Records with drawing code:
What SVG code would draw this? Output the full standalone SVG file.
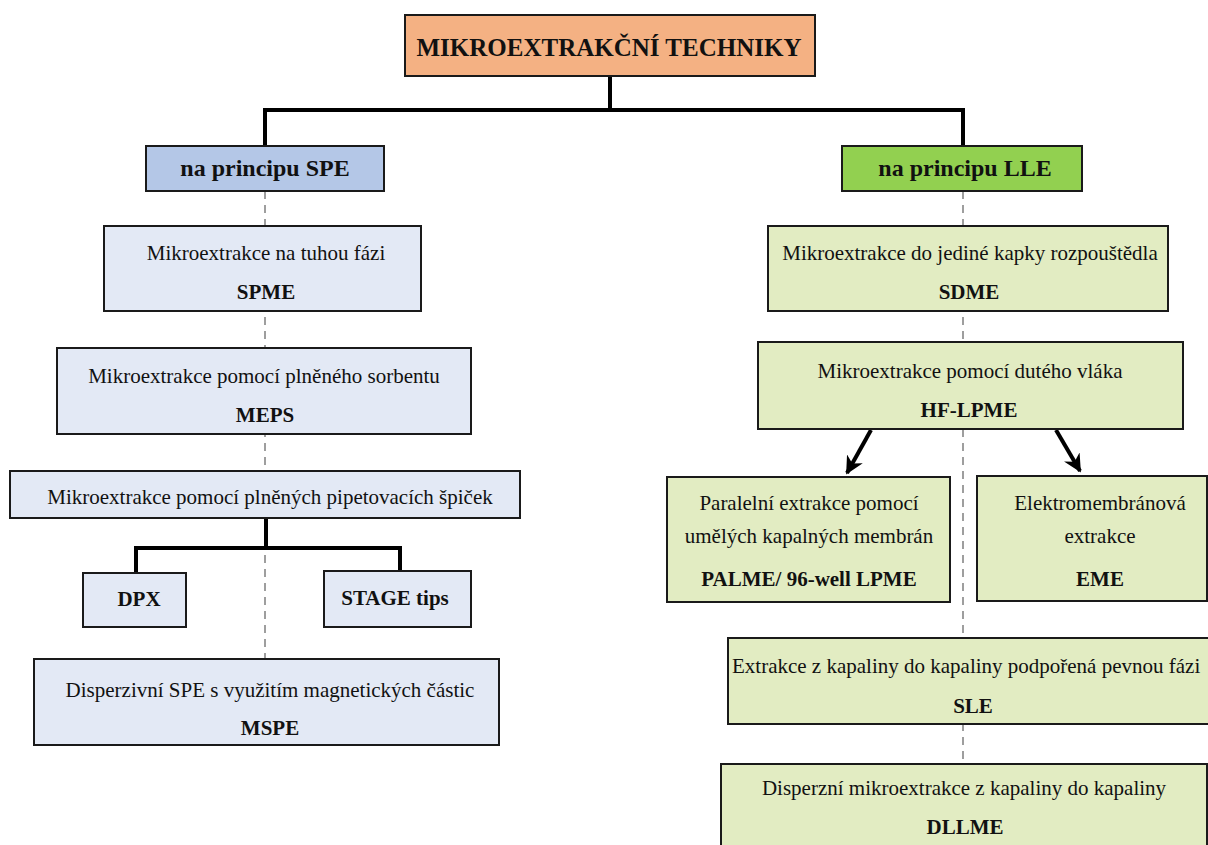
<svg xmlns="http://www.w3.org/2000/svg" width="1208" height="845" viewBox="0 0 1208 845">
<defs>
<style>
.t{font-family:"Liberation Serif","Times New Roman",serif;font-size:21px;fill:#111;text-anchor:middle}
.b{font-weight:bold}
.h{font-family:"Liberation Serif","Times New Roman",serif;font-size:24px;font-weight:bold;fill:#111;text-anchor:middle}
.box{stroke:#1a1a1a;stroke-width:2}
.lb{fill:#e3e9f5}
.lg{fill:#e2ecc2}
.solid{fill:none;stroke:#000;stroke-width:4}
.dash{fill:none;stroke:#7f7f7f;stroke-width:1.5;stroke-dasharray:8 6}
</style>
<marker id="arr" viewBox="0 0 10 10" refX="9" refY="5" markerWidth="4.5" markerHeight="4.5" orient="auto" markerUnits="strokeWidth">
<path d="M0,0 L10,5 L0,10 L3,5 Z" fill="#000"/>
</marker>
</defs>
<rect width="1208" height="845" fill="#fff"/>
<g id="connectors">
<line class="dash" x1="265" y1="191" x2="265" y2="659"/>
<line class="dash" x1="963" y1="191" x2="963" y2="764"/>
<path class="solid" d="M610,76 V110 M265,110 H963 M265,108 V147 M963,108 V147"/>
<path class="solid" d="M266,518 V548 M136,548 H400 M136,546 V573 M400,546 V571"/>
<line class="solid" x1="871" y1="430" x2="847" y2="473" marker-end="url(#arr)"/>
<line class="solid" x1="1056" y1="430" x2="1080" y2="471" marker-end="url(#arr)"/>
</g>
<g id="title">
<rect class="box" x="405" y="15" width="410" height="61" fill="#f4b183"/>
<text class="h" x="609" y="56" style="font-size:25px">MIKROEXTRAKČNÍ TECHNIKY</text>
</g>
<g id="spe">
<rect class="box" x="146" y="146" width="238" height="45" fill="#b4c7e7"/>
<text class="h" x="265" y="176">na principu SPE</text>
</g>
<g id="lle">
<rect class="box" x="842" y="146" width="240" height="45" fill="#92d050"/>
<text class="h" x="965" y="176">na principu LLE</text>
</g>
<g id="spme">
<rect class="box lb" x="104" y="226" width="317" height="85"/>
<text class="t" x="266" y="260">Mikroextrakce na tuhou fázi</text>
<text class="t b" x="266" y="299">SPME</text>
</g>
<g id="meps">
<rect class="box lb" x="57" y="348" width="414" height="86"/>
<text class="t" x="264" y="383">Mikroextrakce pomocí plněného sorbentu</text>
<text class="t b" x="265" y="422">MEPS</text>
</g>
<g id="pipette">
<rect class="box lb" x="10" y="471" width="510" height="47"/>
<text class="t" x="270" y="504">Mikroextrakce pomocí plněných pipetovacích špiček</text>
</g>
<g id="dpx">
<rect class="box lb" x="83" y="573" width="103" height="54"/>
<text class="t b" x="139" y="606">DPX</text>
</g>
<g id="stage">
<rect class="box lb" x="324" y="571" width="147" height="56"/>
<text class="t b" x="395" y="605">STAGE tips</text>
</g>
<g id="mspe">
<rect class="box lb" x="34" y="659" width="465" height="86"/>
<text class="t" x="270" y="697">Disperzivní SPE s využitím magnetických částic</text>
<text class="t b" x="270" y="735">MSPE</text>
</g>
<g id="sdme">
<rect class="box lg" x="768" y="226" width="400" height="85"/>
<text class="t" x="970" y="260">Mikroextrakce do jediné kapky rozpouštědla</text>
<text class="t b" x="969" y="299">SDME</text>
</g>
<g id="hflpme">
<rect class="box lg" x="758" y="342" width="425" height="87"/>
<text class="t" x="970" y="378">Mikroextrakce pomocí dutého vláka</text>
<text class="t b" x="969" y="417">HF-LPME</text>
</g>
<g id="palme">
<rect class="box lg" x="667" y="477" width="283" height="125"/>
<text class="t" x="809" y="510">Paralelní extrakce pomocí</text>
<text class="t" x="809" y="543">umělých kapalných membrán</text>
<text class="t b" x="809" y="586">PALME/ 96-well LPME</text>
</g>
<g id="eme">
<rect class="box lg" x="977" y="476" width="230" height="125"/>
<text class="t" x="1100" y="510">Elektromembránová</text>
<text class="t" x="1100" y="543">extrakce</text>
<text class="t b" x="1100" y="586">EME</text>
</g>
<g id="sle">
<rect class="box lg" x="728" y="638" width="495" height="86"/>
<text class="t" x="732" y="673" style="text-anchor:start">Extrakce z kapaliny do kapaliny podpořená pevnou fázi</text>
<text class="t b" x="973" y="713">SLE</text>
</g>
<g id="dllme">
<rect class="box lg" x="721" y="764" width="486" height="100"/>
<text class="t" x="964" y="795">Disperzní mikroextrakce z kapaliny do kapaliny</text>
<text class="t b" x="965" y="834">DLLME</text>
</g>
</svg>
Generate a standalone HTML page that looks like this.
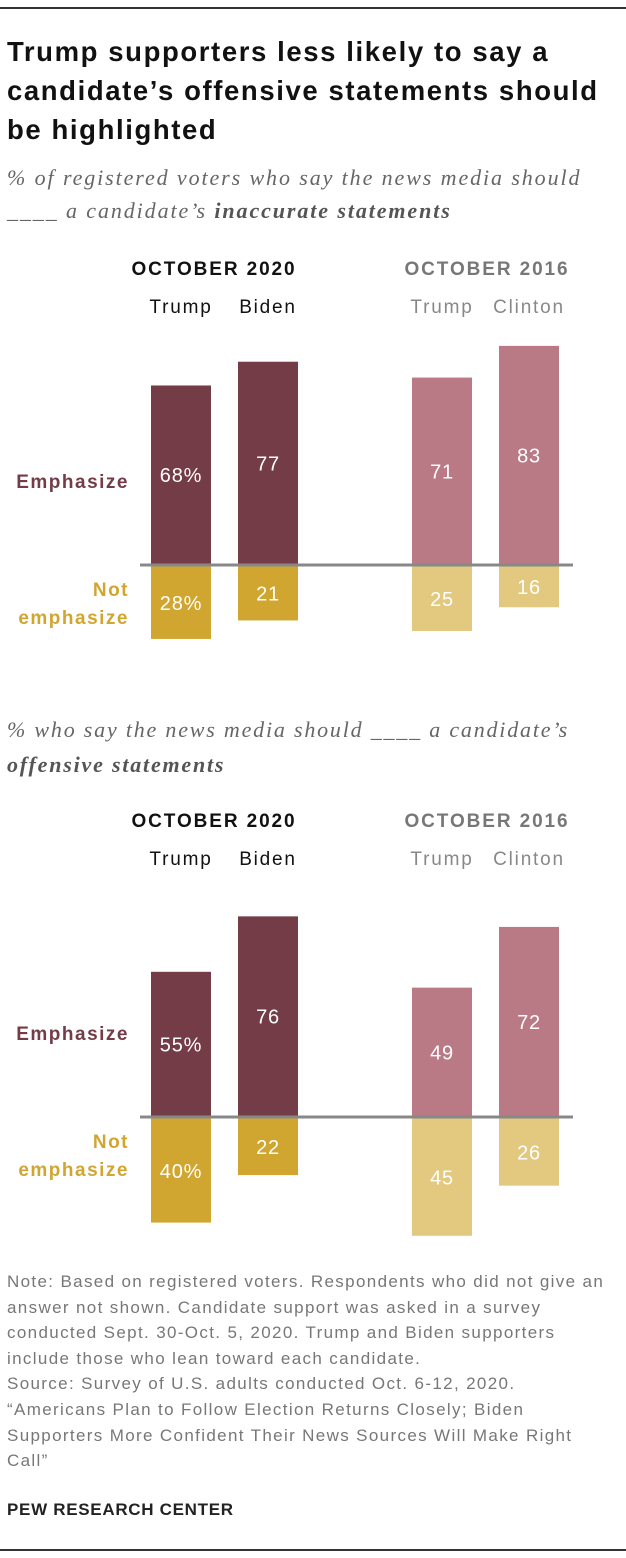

What the exercise asks. Transcribe the listing in full and omit the pictures.

Output for this exercise.
What SVG code would draw this? Output the full standalone SVG file.
<svg xmlns="http://www.w3.org/2000/svg" width="1208" height="845" viewBox="0 0 1208 845">
<defs>
<style>
.t{font-family:"Liberation Serif","Times New Roman",serif;font-size:21px;fill:#111;text-anchor:middle}
.b{font-weight:bold}
.h{font-family:"Liberation Serif","Times New Roman",serif;font-size:24px;font-weight:bold;fill:#111;text-anchor:middle}
.box{stroke:#1a1a1a;stroke-width:2}
.lb{fill:#e3e9f5}
.lg{fill:#e2ecc2}
.solid{fill:none;stroke:#000;stroke-width:4}
.dash{fill:none;stroke:#7f7f7f;stroke-width:1.5;stroke-dasharray:8 6}
</style>
<marker id="arr" viewBox="0 0 10 10" refX="9" refY="5" markerWidth="4.5" markerHeight="4.5" orient="auto" markerUnits="strokeWidth">
<path d="M0,0 L10,5 L0,10 L3,5 Z" fill="#000"/>
</marker>
</defs>
<rect width="1208" height="845" fill="#fff"/>
<g id="connectors">
<line class="dash" x1="265" y1="191" x2="265" y2="659"/>
<line class="dash" x1="963" y1="191" x2="963" y2="764"/>
<path class="solid" d="M610,76 V110 M265,110 H963 M265,108 V147 M963,108 V147"/>
<path class="solid" d="M266,518 V548 M136,548 H400 M136,546 V573 M400,546 V571"/>
<line class="solid" x1="871" y1="430" x2="847" y2="473" marker-end="url(#arr)"/>
<line class="solid" x1="1056" y1="430" x2="1080" y2="471" marker-end="url(#arr)"/>
</g>
<g id="title">
<rect class="box" x="405" y="15" width="410" height="61" fill="#f4b183"/>
<text class="h" x="609" y="56" style="font-size:25px">MIKROEXTRAKČNÍ TECHNIKY</text>
</g>
<g id="spe">
<rect class="box" x="146" y="146" width="238" height="45" fill="#b4c7e7"/>
<text class="h" x="265" y="176">na principu SPE</text>
</g>
<g id="lle">
<rect class="box" x="842" y="146" width="240" height="45" fill="#92d050"/>
<text class="h" x="965" y="176">na principu LLE</text>
</g>
<g id="spme">
<rect class="box lb" x="104" y="226" width="317" height="85"/>
<text class="t" x="266" y="260">Mikroextrakce na tuhou fázi</text>
<text class="t b" x="266" y="299">SPME</text>
</g>
<g id="meps">
<rect class="box lb" x="57" y="348" width="414" height="86"/>
<text class="t" x="264" y="383">Mikroextrakce pomocí plněného sorbentu</text>
<text class="t b" x="265" y="422">MEPS</text>
</g>
<g id="pipette">
<rect class="box lb" x="10" y="471" width="510" height="47"/>
<text class="t" x="270" y="504">Mikroextrakce pomocí plněných pipetovacích špiček</text>
</g>
<g id="dpx">
<rect class="box lb" x="83" y="573" width="103" height="54"/>
<text class="t b" x="139" y="606">DPX</text>
</g>
<g id="stage">
<rect class="box lb" x="324" y="571" width="147" height="56"/>
<text class="t b" x="395" y="605">STAGE tips</text>
</g>
<g id="mspe">
<rect class="box lb" x="34" y="659" width="465" height="86"/>
<text class="t" x="270" y="697">Disperzivní SPE s využitím magnetických částic</text>
<text class="t b" x="270" y="735">MSPE</text>
</g>
<g id="sdme">
<rect class="box lg" x="768" y="226" width="400" height="85"/>
<text class="t" x="970" y="260">Mikroextrakce do jediné kapky rozpouštědla</text>
<text class="t b" x="969" y="299">SDME</text>
</g>
<g id="hflpme">
<rect class="box lg" x="758" y="342" width="425" height="87"/>
<text class="t" x="970" y="378">Mikroextrakce pomocí dutého vláka</text>
<text class="t b" x="969" y="417">HF-LPME</text>
</g>
<g id="palme">
<rect class="box lg" x="667" y="477" width="283" height="125"/>
<text class="t" x="809" y="510">Paralelní extrakce pomocí</text>
<text class="t" x="809" y="543">umělých kapalných membrán</text>
<text class="t b" x="809" y="586">PALME/ 96-well LPME</text>
</g>
<g id="eme">
<rect class="box lg" x="977" y="476" width="230" height="125"/>
<text class="t" x="1100" y="510">Elektromembránová</text>
<text class="t" x="1100" y="543">extrakce</text>
<text class="t b" x="1100" y="586">EME</text>
</g>
<g id="sle">
<rect class="box lg" x="728" y="638" width="495" height="86"/>
<text class="t" x="732" y="673" style="text-anchor:start">Extrakce z kapaliny do kapaliny podpořená pevnou fázi</text>
<text class="t b" x="973" y="713">SLE</text>
</g>
<g id="dllme">
<rect class="box lg" x="721" y="764" width="486" height="100"/>
<text class="t" x="964" y="795">Disperzní mikroextrakce z kapaliny do kapaliny</text>
<text class="t b" x="965" y="834">DLLME</text>
</g>
</svg>
Generate a standalone HTML page that looks like this.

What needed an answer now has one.